Некоторым Ида казалась несколько холодной и бесчувственной женщиной, которая, несмотря на то, что была приемной матерью, серьезно не интересовалась детьми. Иногда она казалась сухой и отстраненной, поэтому возникал вопрос: было ли у нее искреннее желание заниматься воспитанием приемных детей, или ее просто интересовали деньги, которые она получала за уход за ними — около 25 долларов в неделю за ребенка от семьи или от штата Калифорния2. Но это мнение было несправедливым.

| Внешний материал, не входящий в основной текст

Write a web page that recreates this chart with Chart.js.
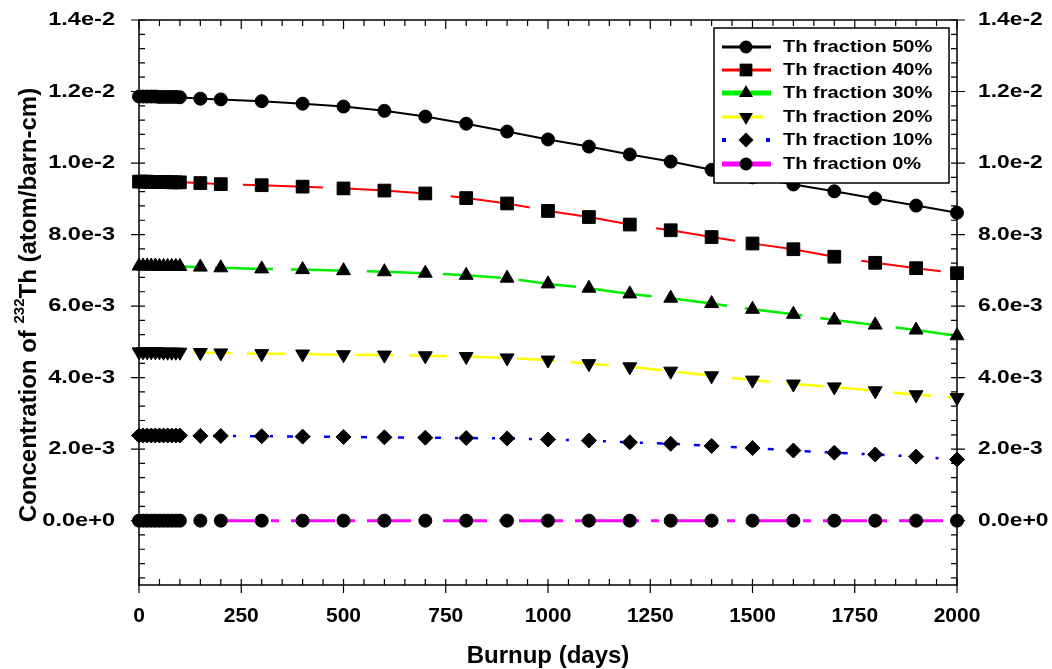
<!DOCTYPE html>
<html>
<head>
<meta charset="utf-8">
<script src="https://cdn.jsdelivr.net/npm/chart.js@4.4.0/dist/chart.umd.min.js"></script>
<style>
html, body { margin: 0; padding: 0; background: #fff; }
#wrap { width: 1052px; height: 669px; }
</style>
</head>
<body>
<div id="wrap"><canvas id="thChart" width="1052" height="669"></canvas></div>
<script>
// Burnup steps (days) - dense at start, then every 100 days
const days = [0, 10, 20, 30, 40, 50, 60, 70, 80, 90, 100, 150, 200, 300, 400, 500, 600, 700, 800, 900, 1000,
              1100, 1200, 1300, 1400, 1500, 1600, 1700, 1800, 1900, 2000];

// Th-232 concentration (atom/barn-cm) per Th fraction
const th50 = [1.186e-2, 1.186e-2, 1.186e-2, 1.186e-2, 1.186e-2, 1.185e-2, 1.185e-2, 1.185e-2, 1.185e-2, 1.185e-2, 1.184e-2,
              1.180e-2, 1.178e-2, 1.173e-2, 1.166e-2, 1.158e-2, 1.146e-2, 1.130e-2, 1.110e-2, 1.088e-2, 1.066e-2,
              1.046e-2, 1.024e-2, 1.004e-2, 0.981e-2, 0.960e-2, 0.940e-2, 0.921e-2, 0.901e-2, 0.881e-2, 0.861e-2];
const th40 = [9.48e-3, 9.48e-3, 9.48e-3, 9.47e-3, 9.47e-3, 9.47e-3, 9.47e-3, 9.47e-3, 9.46e-3, 9.46e-3, 9.46e-3,
              9.44e-3, 9.41e-3, 9.38e-3, 9.34e-3, 9.29e-3, 9.23e-3, 9.15e-3, 9.02e-3, 8.87e-3, 8.66e-3,
              8.49e-3, 8.28e-3, 8.12e-3, 7.93e-3, 7.75e-3, 7.59e-3, 7.38e-3, 7.21e-3, 7.06e-3, 6.92e-3];
const th30 = [7.12e-3, 7.12e-3, 7.12e-3, 7.12e-3, 7.12e-3, 7.11e-3, 7.11e-3, 7.11e-3, 7.11e-3, 7.11e-3, 7.11e-3,
              7.09e-3, 7.07e-3, 7.04e-3, 7.02e-3, 6.99e-3, 6.96e-3, 6.92e-3, 6.86e-3, 6.78e-3, 6.62e-3,
              6.50e-3, 6.34e-3, 6.22e-3, 6.07e-3, 5.91e-3, 5.77e-3, 5.61e-3, 5.47e-3, 5.33e-3, 5.17e-3];
const th20 = [4.72e-3, 4.72e-3, 4.72e-3, 4.72e-3, 4.72e-3, 4.72e-3, 4.71e-3, 4.71e-3, 4.71e-3, 4.71e-3, 4.71e-3,
              4.70e-3, 4.69e-3, 4.67e-3, 4.66e-3, 4.64e-3, 4.63e-3, 4.61e-3, 4.59e-3, 4.55e-3, 4.49e-3,
              4.39e-3, 4.30e-3, 4.18e-3, 4.05e-3, 3.93e-3, 3.82e-3, 3.74e-3, 3.63e-3, 3.52e-3, 3.44e-3];
const th10 = [2.38e-3, 2.38e-3, 2.38e-3, 2.38e-3, 2.38e-3, 2.38e-3, 2.38e-3, 2.38e-3, 2.38e-3, 2.38e-3, 2.38e-3,
              2.37e-3, 2.37e-3, 2.36e-3, 2.35e-3, 2.34e-3, 2.33e-3, 2.32e-3, 2.31e-3, 2.30e-3, 2.27e-3,
              2.24e-3, 2.19e-3, 2.15e-3, 2.09e-3, 2.03e-3, 1.96e-3, 1.90e-3, 1.85e-3, 1.79e-3, 1.71e-3];
const th0  = [0, 0, 0, 0, 0, 0, 0, 0, 0, 0, 0,
              0, 0, 0, 0, 0, 0, 0, 0, 0, 0,
              0, 0, 0, 0, 0, 0, 0, 0, 0, 0];

// Axis ticks
const xTicks = [0, 250, 500, 750, 1000, 1250, 1500, 1750, 2000];
const yTicks = [0, 0.002, 0.004, 0.006, 0.008, 0.010, 0.012, 0.014];
const yTickLabels = ["0.0e+0", "2.0e-3", "4.0e-3", "6.0e-3", "8.0e-3", "1.0e-2", "1.2e-2", "1.4e-2"];

const seriesNames = ["Th fraction 50%", "Th fraction 40%", "Th fraction 30%", "Th fraction 20%", "Th fraction 10%", "Th fraction 0%"];

const BOLD = '"Liberation Sans", Arial, sans-serif';

/**
 * SERIES STYLE TABLE
 */
const styles = [
    { color: "#000000", dash: [],               width: 2,   shape: "circle",  radius: 6.5, rot: 0,   legendWidth: 3 },
    { color: "#ff0000", dash: [80, 24],         width: 2,   shape: "rect",    radius: 9,   rot: 0,   legendWidth: 3 },
    { color: "#00ee00", dash: [58, 18],         width: 2.5, shape: "triangle",radius: 8,   rot: 0,   legendWidth: 5 },
    { color: "#ffff00", dash: [38, 16],         width: 2.5, shape: "triangle",radius: 8,   rot: 180, legendWidth: 3 },
    { color: "#0000ff", dash: [6, 14, 3, 14],   width: 2.5, shape: "rectRot", radius: 7.5, rot: 0,   legendWidth: 4 },
    { color: "#ff00ff", dash: [44, 12, 8, 12],  width: 3,   shape: "circle",  radius: 6.5, rot: 0,   legendWidth: 5 }
];

const allSeries = [th50, th40, th30, th20, th10, th0];

function toPoints(values) {
    return days.map((d, i) => ({ x: d, y: values[i] }));
}

const datasets = allSeries.map((vals, i) => ({
    label: seriesNames[i],
    data: toPoints(vals),
    borderColor: styles[i].color,
    borderWidth: styles[i].width,
    borderDash: styles[i].dash,
    pointStyle: styles[i].shape,
    pointRotation: styles[i].rot,
    pointRadius: styles[i].radius,
    pointBackgroundColor: "#000",
    pointBorderColor: "#000",
    pointBorderWidth: 1,
    tension: 0,
    fill: false,
    clip: false
}));

/**
 * MARKER HELPER (used by legend)
 */
function drawMarker(ctx, shape, rot, x, y, r) {
    ctx.beginPath();
    if (shape === "circle") {
        ctx.arc(x, y, r, 0, Math.PI * 2);
    } else if (shape === "rect") {
        const s = r * Math.SQRT1_2;
        ctx.rect(x - s, y - s, 2 * s, 2 * s);
    } else if (shape === "triangle") {
        const dir = rot === 180 ? -1 : 1;
        ctx.moveTo(x, y - dir * r);
        ctx.lineTo(x - r * 0.866, y + dir * r * 0.5);
        ctx.lineTo(x + r * 0.866, y + dir * r * 0.5);
        ctx.closePath();
    } else if (shape === "rectRot") {
        ctx.moveTo(x, y - r);
        ctx.lineTo(x + r, y);
        ctx.lineTo(x, y + r);
        ctx.lineTo(x - r, y);
        ctx.closePath();
    }
    ctx.fillStyle = "#000";
    ctx.fill();
}

/**
 * AXES, TICKS, LABELS, LEGEND (drawn on top)
 */
const framePlugin = {
    id: "frame",
    afterDatasetsDraw(chart) {
        const { ctx, chartArea: a, scales } = chart;
        const xs = scales.x, ys = scales.y;
        ctx.save();
        ctx.strokeStyle = "#000";
        ctx.lineWidth = 1.5;
        ctx.setLineDash([]);
        ctx.strokeRect(a.left, a.top, a.right - a.left, a.bottom - a.top);

        // x ticks: minor every 50 inside, major outward
        ctx.lineWidth = 1.2;
        ctx.beginPath();
        for (let d = 0; d <= 2000; d += 50) {
            const px = xs.getPixelForValue(d);
            ctx.moveTo(px, a.bottom); ctx.lineTo(px, a.bottom - 6);
            ctx.moveTo(px, a.top); ctx.lineTo(px, a.top + 6);
        }
        xTicks.forEach(d => {
            const px = xs.getPixelForValue(d);
            ctx.moveTo(px, a.bottom); ctx.lineTo(px, a.bottom + 8);
            ctx.moveTo(px, a.top); ctx.lineTo(px, a.top + 9);
        });
        // y ticks: minor every 4e-4 inside, major outward
        for (let i = -4; i <= 35; i++) {
            const py = ys.getPixelForValue(i * 4e-4);
            ctx.moveTo(a.left, py); ctx.lineTo(a.left + 6, py);
            ctx.moveTo(a.right, py); ctx.lineTo(a.right - 6, py);
        }
        yTicks.forEach(v => {
            const py = ys.getPixelForValue(v);
            ctx.moveTo(a.left, py); ctx.lineTo(a.left - 8, py);
            ctx.moveTo(a.right, py); ctx.lineTo(a.right + 8, py);
        });
        ctx.stroke();

        // tick labels
        ctx.fillStyle = "#000";
        ctx.font = "bold 21px " + BOLD;
        ctx.textAlign = "center";
        ctx.textBaseline = "top";
        xTicks.forEach(d => ctx.fillText(String(d), xs.getPixelForValue(d), a.bottom + 21));

        ctx.font = "bold 19px " + BOLD;
        ctx.textBaseline = "middle";
        yTicks.forEach((v, i) => {
            const py = ys.getPixelForValue(v);
            ctx.save();
            ctx.translate(a.left - 24, py);
            ctx.scale(1.24, 1);
            ctx.textAlign = "right";
            ctx.fillText(yTickLabels[i], 0, 0);
            ctx.restore();
            ctx.save();
            ctx.translate(a.right + 21, py);
            ctx.scale(1.2, 1);
            ctx.textAlign = "left";
            ctx.fillText(yTickLabels[i], 0, 0);
            ctx.restore();
        });

        // x title
        ctx.font = "bold 24px " + BOLD;
        ctx.textAlign = "center";
        ctx.textBaseline = "alphabetic";
        ctx.fillText("Burnup (days)", (a.left + a.right) / 2, 663);

        // y title with superscript
        ctx.save();
        ctx.translate(29, 305);
        ctx.rotate(-Math.PI / 2);
        const big = "bold 24px " + BOLD, small = "bold 15px " + BOLD;
        const p1 = "Concentration of ", p2 = "232", p3 = "Th (atom/barn-cm)";
        ctx.font = big; const w1 = ctx.measureText(p1).width, w3 = ctx.measureText(p3).width;
        ctx.font = small; const w2 = ctx.measureText(p2).width;
        let cx = -(w1 + w2 + w3) / 2;
        ctx.textAlign = "left";
        ctx.textBaseline = "middle";
        ctx.font = big; ctx.fillText(p1, cx, 0); cx += w1;
        ctx.font = small; ctx.fillText(p2, cx, -9); cx += w2;
        ctx.font = big; ctx.fillText(p3, cx, 0);
        ctx.restore();

        // legend box
        ctx.fillStyle = "#fff";
        ctx.fillRect(714, 28, 235, 155);
        ctx.strokeStyle = "#000";
        ctx.lineWidth = 1.5;
        ctx.strokeRect(714, 28, 235, 155);
        const rowY = [47, 70, 93, 117, 140, 164];
        seriesNames.forEach((name, i) => {
            const s = styles[i];
            ctx.strokeStyle = s.color;
            ctx.lineWidth = s.legendWidth;
            ctx.setLineDash(i === 4 ? [4, 40] : []);
            ctx.beginPath();
            if (i === 3) { ctx.moveTo(722, rowY[i]); ctx.lineTo(763, rowY[i]); }
            else if (i === 4) { ctx.moveTo(722, rowY[i]); ctx.lineTo(770, rowY[i]); }
            else { ctx.moveTo(722, rowY[i]); ctx.lineTo(771, rowY[i]); }
            ctx.stroke();
            ctx.setLineDash([]);
            drawMarker(ctx, s.shape, s.rot, 746, rowY[i], s.radius);
            ctx.fillStyle = "#000";
            ctx.font = "bold 17px " + BOLD;
            ctx.textAlign = "left";
            ctx.textBaseline = "middle";
            ctx.save();
            ctx.translate(783, rowY[i]);
            ctx.scale(1.18, 1);
            ctx.fillText(name, 0, 0);
            ctx.restore();
        });
        ctx.restore();
    }
};

new Chart(document.getElementById("thChart"), {
    type: "line",
    data: { datasets: datasets },
    options: {
        responsive: false,
        animation: false,
        layout: { padding: { top: 20, left: 0, right: 0, bottom: 0 } },
        plugins: { legend: { display: false }, tooltip: { enabled: false } },
        scales: {
            x: {
                type: "linear", min: 0, max: 2000,
                grid: { display: false }, border: { display: false },
                ticks: { display: false },
                afterFit: s => { s.height = 84; }
            },
            y: {
                type: "linear", position: "left", min: -0.0018, max: 0.014,
                grid: { display: false }, border: { display: false },
                ticks: { display: false },
                afterFit: s => { s.width = 139; }
            },
            y2: {
                type: "linear", position: "right", min: -0.0018, max: 0.014,
                grid: { display: false }, border: { display: false },
                ticks: { display: false },
                afterFit: s => { s.width = 95; }
            }
        }
    },
    plugins: [framePlugin]
});
</script>
</body>
</html>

На самом деле, в тяжелые 1920-е годы Ида открыла двери своего дома неимущим детям. Это было время, когда множество подростков нуждались в приюте отчасти из-за неоперившейся экономики, а также из-за стремления все растущего числа молодых женщин работать. Хотя, конечно, у нее не было своего бизнеса, Ида хотела лучшей жизни — скудный заработок ее мужа, почтальона, был недостаточным. Дополнительный доход, который она получала от воспитания приемных детей, возможно, был не таким уж большим, но ей было достаточно его, чтобы чувствовать себя лучше и ощущать определенную независимость. Кроме того, как говорила ее приемная дочь Нэнси Джеффри: «Одна из причин, по которой Ида, возможно, казалась такой отстраненной, заключалась в том, что у нее был ослабленный слух и не имелось слухового аппарата. Ей часто приходилось читать по губам, особенно когда она стала старше». Ида Болендер была гордой женщиной, а людям часто казалось, что она слышит, что ей говорят, в то время как она ничего не слышала. Отсюда ее кажущаяся отчужденность.

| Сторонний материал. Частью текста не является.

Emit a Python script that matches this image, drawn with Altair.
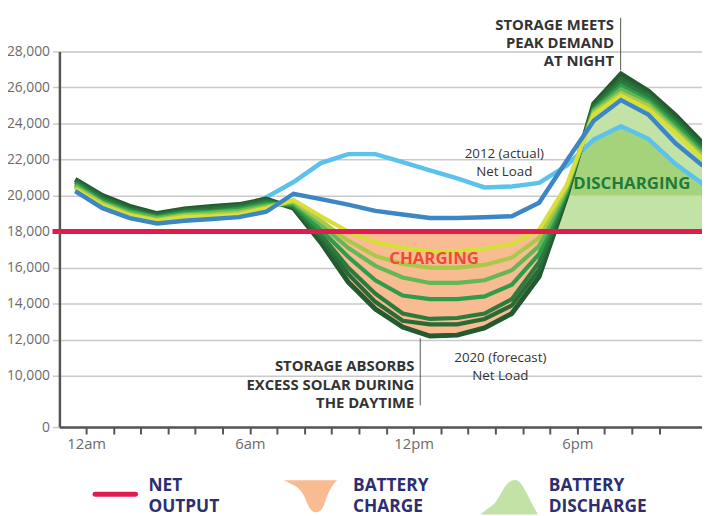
import json
import altair as alt
import numpy as np
import pandas as pd

# ---------------- data (MW, hour of day) ----------------
HOURS = list(range(24))
LOAD_2012 = [20550, 19600, 19050, 18800, 19000, 19100, 19200, 19900, 20750, 21800, 22300, 22300,
             21850, 21400, 20950, 20450, 20500, 20700, 21650, 23100, 23850, 23150, 21750, 20650]
LOAD_2013 = [20250, 19300, 18750, 18450, 18600, 18700, 18800, 19100, 20100, 19800, 19500, 19150,
             18950, 18750, 18750, 18800, 18850, 19600, 21900, 24150, 25300, 24500, 22900, 21650]
LOAD_2014 = [20350, 19450, 18900, 18600, 18800, 18850, 18950, 19300, 19750, 18850, 18000, 17400,
             17100, 16900, 16900, 17050, 17300, 18100, 20550, 24500, 25550, 24800, 23450, 22000]
LOAD_2015 = [20450, 19550, 18950, 18650, 18900, 18950, 19050, 19350, 19700, 18600, 17500, 16650,
             16200, 16000, 16000, 16150, 16550, 17650, 20450, 24600, 25700, 25000, 23600, 22150]
LOAD_2016 = [20550, 19600, 19050, 18750, 18950, 19050, 19150, 19450, 19600, 18400, 17100, 16100,
             15450, 15150, 15150, 15300, 15850, 17200, 20300, 24700, 25900, 25150, 23750, 22300]
LOAD_2017 = [20650, 19700, 19150, 18800, 19050, 19100, 19250, 19550, 19500, 18100, 16600, 15300,
             14450, 14250, 14250, 14400, 15050, 16750, 20200, 24800, 26100, 25300, 23950, 22450]
LOAD_2018 = [20750, 19800, 19200, 18850, 19100, 19200, 19350, 19650, 19450, 17850, 16000, 14550,
             13450, 13150, 13200, 13450, 14250, 16300, 20100, 24850, 26300, 25500, 24100, 22550]
LOAD_2019 = [20850, 19900, 19300, 18950, 19200, 19300, 19450, 19750, 19350, 17650, 15650, 14100,
             13050, 12850, 12850, 13150, 13900, 15900, 20000, 25000, 26500, 25650, 24250, 22750]
LOAD_2020 = [20900, 20000, 19400, 19000, 19250, 19400, 19500, 19800, 19300, 17400, 15200, 13700,
             12700, 12200, 12250, 12650, 13450, 15500, 19900, 25100, 26750, 25800, 24450, 22900]
NET_OUTPUT = 18000
DISCHARGE_BASE = 20000

Y_TICKS = [0, 10000, 12000, 14000, 16000, 18000, 20000, 22000, 24000, 26000, 28000]
X_TICKS = [round(k + 0.4, 1) for k in range(22)]
X_TICK_LABELS = ["12am", "", "", "", "", "", "6am", "", "", "", "", "",
                 "12pm", "", "", "", "", "", "6pm", "", "", ""]

# ---------------- styles ----------------
W, H = 650, 380
C_LB, C_DB = "#5bc2ec", "#3c86c6"
GREENS = [("2014", LOAD_2014, "#d7df3b", 4.2), ("2015", LOAD_2015, "#a9c94b", 4.2),
          ("2016", LOAD_2016, "#63b855", 4.2), ("2017", LOAD_2017, "#2f9c4c", 4.2),
          ("2018", LOAD_2018, "#2b7b3c", 4.2), ("2019", LOAD_2019, "#2a6a37", 4.2),
          ("2020", LOAD_2020, "#245a30", 5.0)]
PEACH, LGREEN, DGREEN, RED = "#f9bb92", "#c3e3a6", "#a5d37b", "#e31b4c"
NAVY, TXT, FONT = "#2d2e6f", "#333333", "Open Sans"

XS = alt.Scale(domain=[-0.58, 22.97], nice=False, zero=False)
YS = alt.Scale(domain=[0, 10000, 28000], range=[H, H - 52, 0], nice=False, zero=False)
XAX = alt.Axis(values=X_TICKS, labelExpr=json.dumps(X_TICK_LABELS) + "[round(datum.value - 0.4)]",
               grid=False, domainColor="#555555", domainWidth=2.5, tickColor="#555555",
               tickWidth=2, tickSize=7, labelFont=FONT, labelFontSize=15, labelColor="#6b6b6b",
               labelPadding=3, labelOverlap=False, title=None)
YAX = alt.Axis(values=Y_TICKS, labelExpr="format(datum.value, ',')", grid=True,
               gridColor="#cacaca", gridWidth=1.5,
               tickColor="#cacaca", tickWidth=1.5, tickSize=7, domainColor="#555555",
               domainWidth=2.5, labelFont=FONT, labelFontSize=14, labelColor="#6b6b6b",
               labelPadding=3, labelOverlap=False, title=None)

def X():
    return alt.X("t:Q", scale=XS, axis=XAX)

def Y(field="v"):
    return alt.Y(f"{field}:Q", scale=YS, axis=YAX)

# ---------------- fill geometry (crossing points of the piecewise-linear curves) ----------------
h = np.array(HOURS, float)
dg = np.array(LOAD_2020, float)
lb = np.array(LOAD_2012, float)

def crossings(a, b):
    d = a - b
    out = []
    for i in range(len(h) - 1):
        if d[i] * d[i + 1] < 0:
            out.append(h[i] + d[i] / (d[i] - d[i + 1]))
    return out

bp = sorted(set(list(h) + crossings(dg, np.full_like(dg, NET_OUTPUT))
                + crossings(dg, np.full_like(dg, DISCHARGE_BASE))
                + crossings(lb, np.full_like(lb, DISCHARGE_BASE)) + crossings(lb, dg)))
bp = np.array(bp)
dg_bp = np.interp(bp, h, dg)
lb_bp = np.interp(bp, h, lb)

m = (bp >= 8) & (bp <= 18)
charge_df = pd.DataFrame({"t": bp[m], "v": NET_OUTPUT, "v2": np.minimum(dg_bp[m], NET_OUTPUT)})
m = bp >= 17
dis_df = pd.DataFrame({"t": bp[m], "v": NET_OUTPUT, "v2": np.maximum(dg_bp[m], NET_OUTPUT)})
dis2_df = pd.DataFrame({"t": bp[m], "v": DISCHARGE_BASE,
                        "v2": np.maximum(np.minimum(lb_bp[m], dg_bp[m]), DISCHARGE_BASE)})

layers = []
for df, col in [(charge_df, PEACH), (dis_df, LGREEN), (dis2_df, DGREEN)]:
    layers.append(alt.Chart(df).mark_area(color=col, opacity=1, clip=True)
                  .encode(x=X(), y=Y(), y2="v2:Q"))

def line(vals, col, w):
    df = pd.DataFrame({"t": HOURS, "v": vals})
    return alt.Chart(df).mark_line(color=col, strokeWidth=w, clip=True,
                                   strokeJoin="miter").encode(x=X(), y=Y())

layers.append(line(LOAD_2012, C_LB, 4.5))
for name, vals, col, w in reversed(GREENS):
    layers.append(line(vals, col, w))
layers.append(line(LOAD_2013, C_DB, 4.5))

one = pd.DataFrame({"k": [0]})
layers.append(alt.Chart(one).mark_rule(color=RED, strokeWidth=5)
              .encode(y=alt.Y(datum=NET_OUTPUT, scale=YS, axis=YAX),
                      x=alt.value(-7), x2=alt.value(W)))

def txt(lines, x, y, align="left", size=15, weight="bold", color=TXT, lh=18.5):
    return alt.Chart(one).mark_text(align=align, baseline="alphabetic", font=FONT,
                                    fontSize=size, fontWeight=weight, color=color,
                                    lineHeight=lh).encode(
        x=alt.value(x), y=alt.value(y), text=alt.value(lines))

def vrule(x, y1, y2):
    return alt.Chart(one).mark_rule(color="#555555", strokeWidth=1).encode(
        x=alt.value(x), y=alt.value(y1), y2=alt.value(y2))

layers += [
    txt(["STORAGE MEETS", "PEAK DEMAND", "AT NIGHT"], 561, -22, align="right"),
    vrule(567.7, -34, 19),
    txt(["STORAGE ABSORBS", "EXCESS SOLAR DURING", "THE DAYTIME"], 359, 323.5, align="right"),
    vrule(365, 290, 358),
    txt(["2012 (actual)", "Net Load"], 450, 108, align="center", size=13.5, weight="normal", lh=18),
    txt(["2020 (forecast)", "Net Load"], 446, 314, align="center", size=13.5, weight="normal", lh=18.5),
    txt(["CHARGING"], 379, 215, align="center", size=17, color="#ef4a34"),
    txt(["DISCHARGING"], 579, 139, align="center", size=17, color="#1e7b3c"),
]

# ---------------- legend ----------------
VALLEY = ("M -1,-0.6 L 1,-0.6 C 0.8,-0.45 0.65,-0.1 0.55,0.2 C 0.45,0.5 0.35,0.6 0.2,0.6 "
          "C 0.05,0.6 -0.05,0.45 -0.15,0.2 C -0.25,-0.05 -0.35,-0.25 -0.6,-0.4 "
          "C -0.8,-0.5 -0.9,-0.55 -1,-0.6 Z")
HILL = ("M -1,0.6 C -0.85,0.45 -0.65,0.35 -0.5,0.2 C -0.3,0 -0.15,-0.6 0.2,-0.6 "
        "C 0.45,-0.6 0.6,-0.1 1,0.6 Z")
layers += [
    alt.Chart(one).mark_rule(color=RED, strokeWidth=5, strokeCap="round").encode(
        x=alt.value(36), x2=alt.value(77), y=alt.value(448)),
    txt(["NET", "OUTPUT"], 90, 445, size=17.5, color=NAVY, lh=21),
    alt.Chart(one).mark_point(shape=VALLEY, filled=True, size=2916, color=PEACH, opacity=1,
                              strokeWidth=0).encode(x=alt.value(254), y=alt.value(450)),
    txt(["BATTERY", "CHARGE"], 297, 445, size=17.5, color=NAVY, lh=21),
    alt.Chart(one).mark_point(shape=HILL, filled=True, size=3400, color=LGREEN, opacity=1,
                              strokeWidth=0).encode(x=alt.value(455), y=alt.value(451)),
    txt(["BATTERY", "DISCHARGE"], 495, 445, size=17.5, color=NAVY, lh=21),
]

chart = alt.layer(*layers).properties(
    width=W, height=H,
    autosize=alt.AutoSizeParams(type="none"),
    padding={"left": 52, "top": 41, "right": 0, "bottom": 87},
).configure_view(stroke=None).configure(background="white")

chart.save("out.html", embed_options={"renderer": "svg", "actions": False})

Ида была дочерью набожных баптистов. Ее учили, что избыток гордости идет от дьявола. Поэтому она редко признавала собственные достижения в виде хороших отметок в школе или того, что она нравилась другим ученикам. Ее родители были строгими и бескомпромиссными людьми. Каждый день был испытанием, посланным ей Богом. Она могла справиться или потерпеть неудачу (и обычно она, по мнению родителей, терпела неудачу, особенно в этих утверждениях усердствовала ее мать). Она была уверена, что жизнь — это долгий и трудный экзамен. Ее родители привили ей необыкновенно сильное ощущение ответственности и обязанности. Юность она провела на маленькой ферме около Буффало, Нью-Йорк, чтобы жизнь не показалась ей слишком веселой.
В 1918 году, целомудренно прожив молодость и войдя во взрослую жизнь, Ида вышла замуж за тихого и доброго мужчину, которого звали Альберт Вейн, он больше известен по своему второму имени. Он также воспитывался на ферме Браун-Каунти, штат Огайо. Поскольку его воспитали практически по тем же правилам, что и Иду, у него были простые, вполне достижимые планы на будущее. На самом деле, когда они поженились, у них не было никаких планов, кроме как упорно трудиться, упорно молиться и постараться прожить приличную жизнь, так, как они это понимали, жизнь, основанную на Священном писании. В 1919 году супруги переехали в Калифорнию.